Developing body of principles for imposing a duty of care on a parent company

So what developing body of principles are likely to be applied to circumstances in which a duty of care may be imposed upon a parent company for the acts or omissions of its subsidiary? It is common ground that something more than ownership, and the ability to control which comes with that, is needed to justify imposing a duty of care. While the law is far from settled, the following principles can be extracted from the law in Australia the United Kingdom or Canada:

-         The central principle of modern company law is that a company has its own legal personality.

-         The principle that a company must be treated like any other independent person with rights and liabilities appropriate to itself extends to groups of companies.

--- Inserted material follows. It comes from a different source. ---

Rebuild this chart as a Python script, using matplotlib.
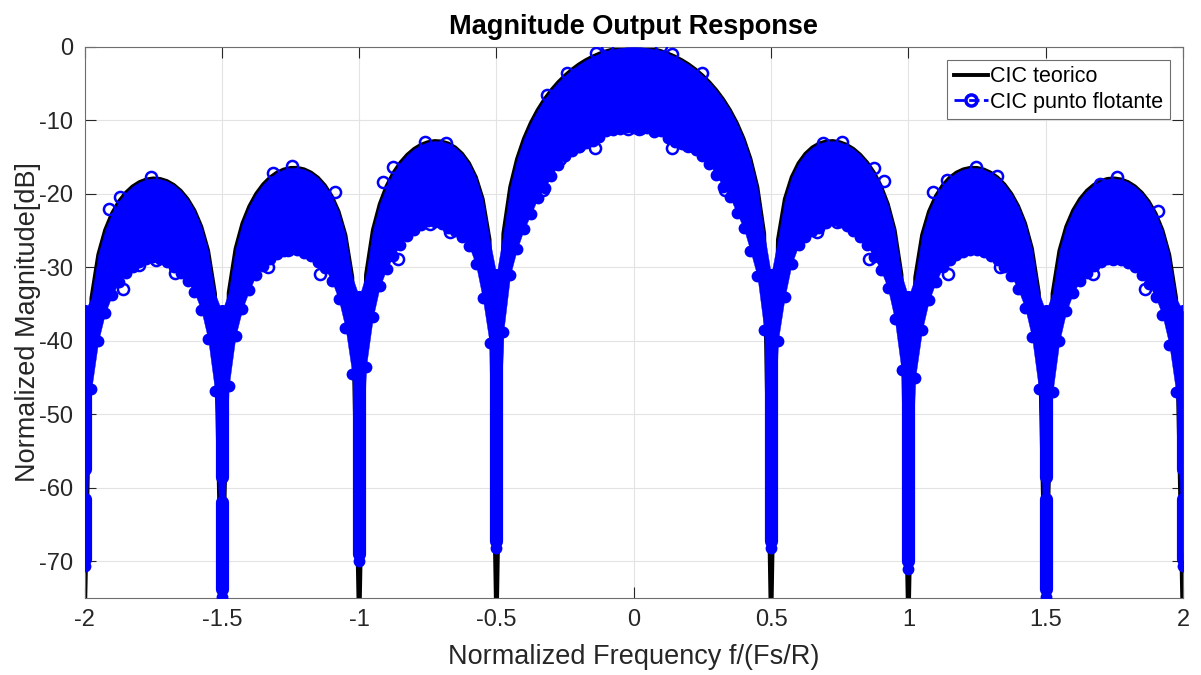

-         Each company in a group of companies is a separate legal entity possessed of separate legal rights and liabilities, even where, by reason of the extent of control exercised over the affairs of the subsidiary, they are “creatures of their parent companies”.

-         A parent company does not owe a duty of care in respect of the operations of its subsidiary merely because it has the ability, through its shareholding, to control the operations of its subsidiary by appointing directors to it.

-         A wholly owned subsidiary is not, by that reason alone, the agent of the parent company, even where they have directors in common. Something more than the fact of control of the subsidiary by its parent is needed to constitute an agency relationship.

-         A shareholder does not, by reason only of its position as shareholder, owe a duty of care to anybody.

-         A parent company can have a duty of care imposed upon it, in the same way as that duty can be imposed upon any party. The law does not shield a company from the legal consequences of contracts it enters into as part of its support of the operations of its subsidiaries (in other words, a parent company can be liable for the acts of its subsidiary where it has taken over running aspects of the subsidiary’s business).

-         A party alleging a duty of care in a novel situation must establish first that the loss was a reasonably foreseeable consequence of the defendant’s acts or omissions (i.e a screening mechanism). If foreseeability is established, the court must address whether that loss occurred within a relationship that was sufficiently proximate. This requires, amongst other things, an examination of the closeness of the connection between the parties. 

-         Even if foreseeability and proximity are established, a court may decide as a matter of policy that no duty should be imposed because of external factors to the relationship that would make it unfair and unreasonable to do so (such as the capacity of the parties to insure, impact on the operation of markets, consistency within the overall legal system).

Categories of potential liability

The court in James Hardie, after analysing the legal authorities in Australia, United Kingdom and Canada, suggest three categories of potential liability for parent companies, while not ruling out the possibility that more bases for liability will be recognised or developed further. These are:

[1]         where the parent takes over the running of the relevant part of the business of the subsidiary

[2]         where the parent has superior knowledge of the relevant aspect of the business of the subsidiary, the subsidiary relied on that knowledge, and the parent knew or ought to have foreseen the alleged deficiency in process or product

[3]         more generally where the parent takes responsibility (irrespective of superior knowledge or skill) for the policy or advice which is linked to the wrongful act of omission.

Based on the above described categories, the court in James Hardie was satisfied that the conduct of JHI (parent) brought it within those categories in which a duty may be imposed upon parent companies in connection with the activities of their subsidiaries. This proceeding was held to be one in which the duty issues should be resolved at trial, with the benefit of evidence. We will watch this proceeding with interest.